Armenia’s fate is perhaps symbolized by the Medzamor Nuclear Power Plant. It was opposition to this facility on environmental grounds that led to some of the largest protests in the history of the Soviet Union in 1987 by Armenians. Built with an outdated design, it was deemed too dangerous to operate by Soviet authorities who shut it off in 1988 after a 6.9-magnitude earthquake struck just 75 kilometers away from the facility. Its closure was hailed as a victory and served as inspiration for Armenian patriots to dream of a future without communism.
Yet, Armenia was forced to sadly reactivate the facility just five years later. No less than National Geographic has wondered aloud if it is the world’s most dangerous nuclear reactor and one located just 30 km from the Armenian capital of Yerevan. In an unfortunate irony, a former prime minister claimed Armenia had developed its own nuclear weapons as recently as 2016.
Many Armenians, to use Lenin’s famous phrase, have in the decades since 1991 voted for peace with their feet and left the country. While this has been a problem in other post-communist nations, it has been more acute in Armenia. All of its neighbors have grown in population since 1991, but Armenia has declined. More worrying is the fact that citizens of those countries are also now richer than Armenia in per capita terms if international data can be trusted.
Like an outdated nuclear reactor, the powder keg that is Nagorno-Karabakh has produced a humanitarian disaster — four weeks of war between Armenia and Azerbaijan. The United States, in league with the international community, must lay out a clear policy designed at breaking the cycle of conflict and self-isolation to create a stable and prosperous Southern Caucasus region.
America must also carefully balance domestic concerns as the U.S. is home to a large Armenian-American community who have called for targeted sanctions against the government of Azerbaijan since the resumption of fighting.
Yet, multiple resolutions from the United Nations, the Council of Europe, and the European Parliament have recognized Nagorno-Karabakh as legally part of Azerbaijani territory.
Some argue the historical trauma of Armenia’s history requires the United States to ignore international law in this case. However, for the U.S to take sides in the conflict would be unbecoming of America’s role as a chair of OSCE Minsk Group which is focused on negotiating an end to this conflict.
In addition, Prime Minister Nikol Pashinyan has asked Russia for assistance, demonstrating that Armenia uses Russia repeatedly as a backstop in the conflict.
Azerbaijan can point to its own set of traumas such as the displacement of hundreds of thousands of IDPs from their homes during the Nagorno-Karabakh conflict.
This week Baku re-stated its commitment to autonomy for the region and left open the possibility of allowing international observers and peacekeepers to oversee any peace agreement. This gesture presents an opening that must be seized upon. Contemporary Azerbaijan, whatever its faults are, is a multicultural society home to Muslims, Jews, and Christians. Peace will require the vision and leadership to look to the future, not the past.

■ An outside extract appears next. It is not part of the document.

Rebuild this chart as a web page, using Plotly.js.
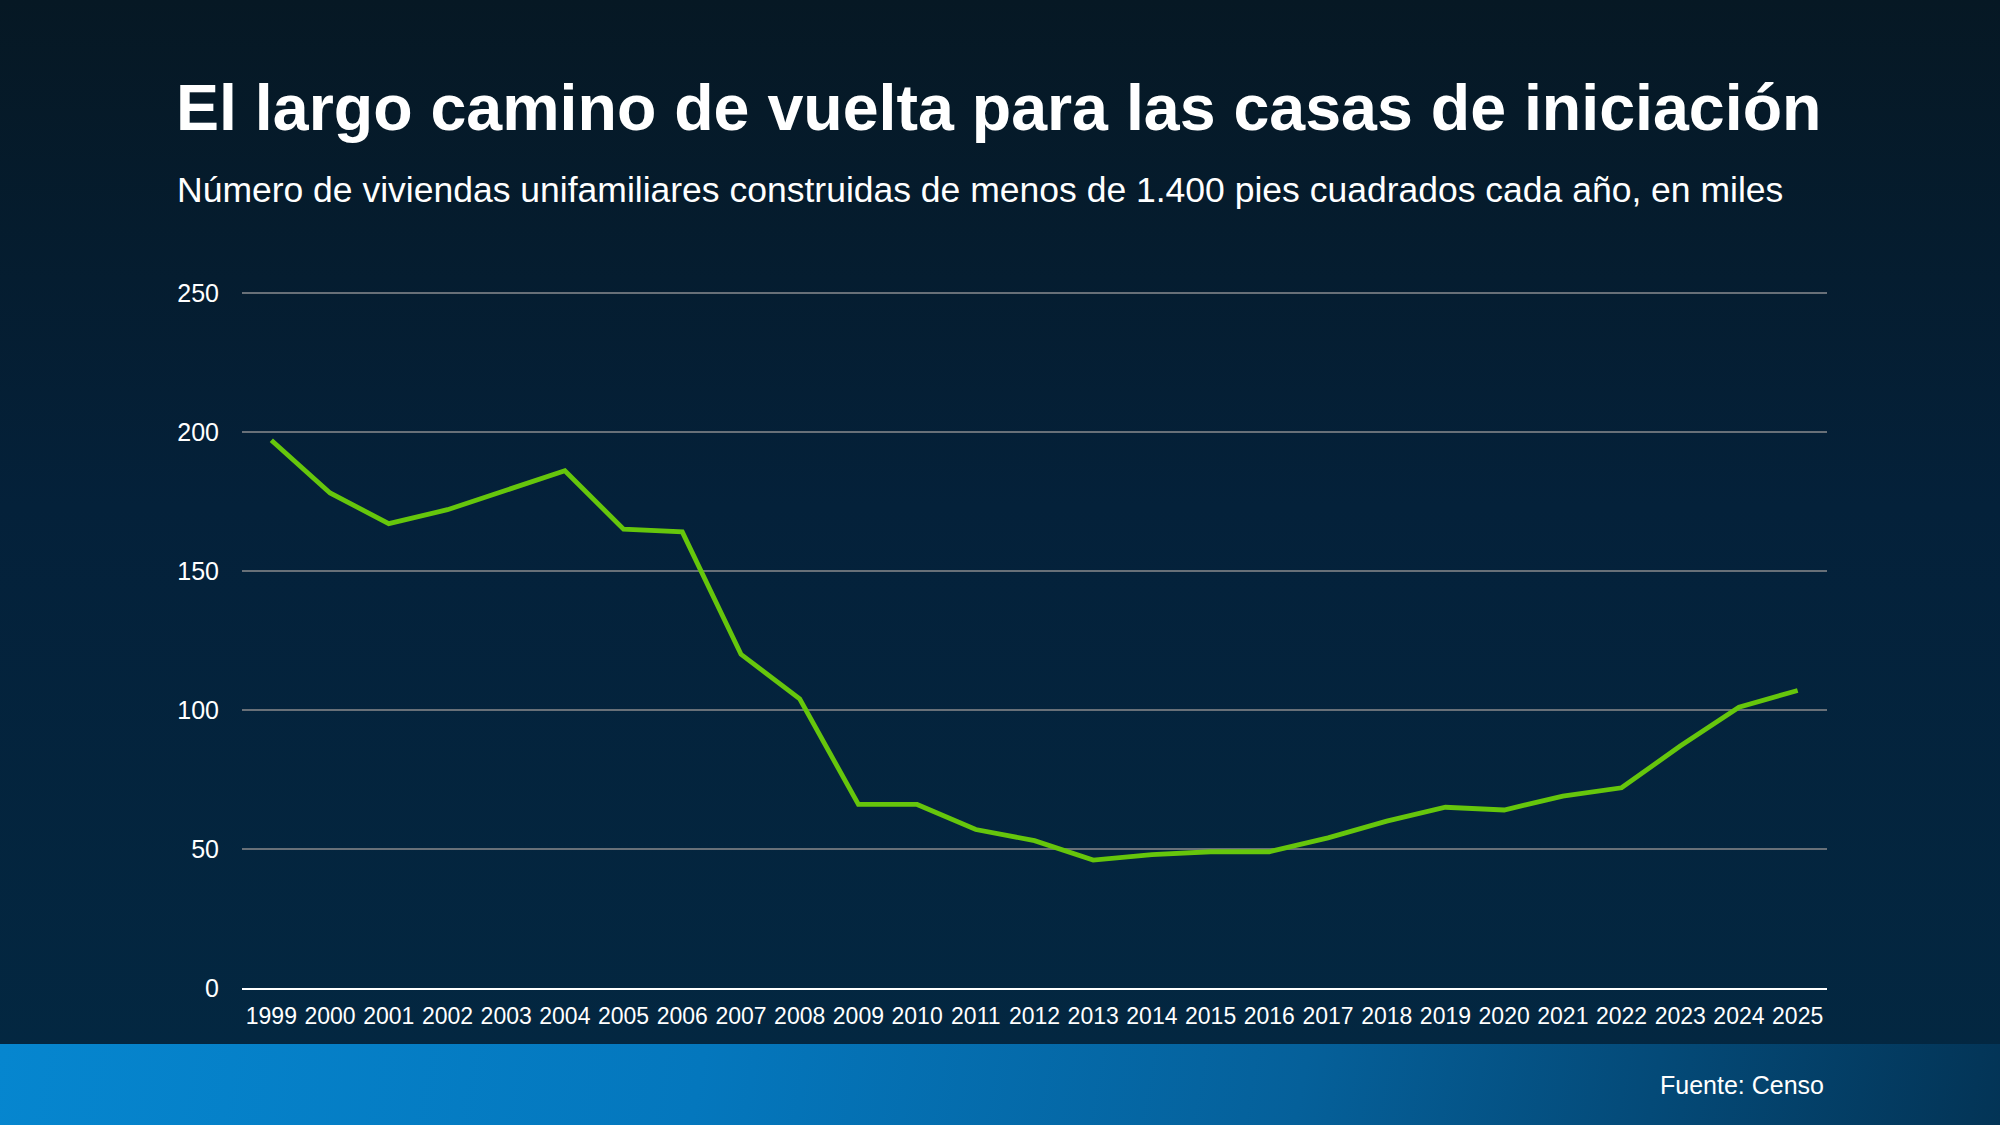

Here the United States and international organizations like the UN or OSCE can play a role by providing observers and potential peacekeepers to ensure that the rights of the population of Nagorno-Karabakh will be protected and that sacred sites are restored or protected after a cease-fire is signed.
American history also can be instructive. At the Camp David Accords in 1979, President Jimmy Carter forged a historic agreement between Egypt and Israel. One of the terms of that agreement was energy trade between the two nations. A similar mandate in a treaty between Armenia and Azerbaijan could compel the latter to sell petroleum products to energy-poor Armenia and work to ensure that surrounding states open their borders to Armenian trade.
The dreams of shutting down the Medzomar Nuclear Power Plant envisioned by Armenians back in 1987 might today finally become a reality. As well as their dreams for a more prosperous homeland as well as the dream of peace.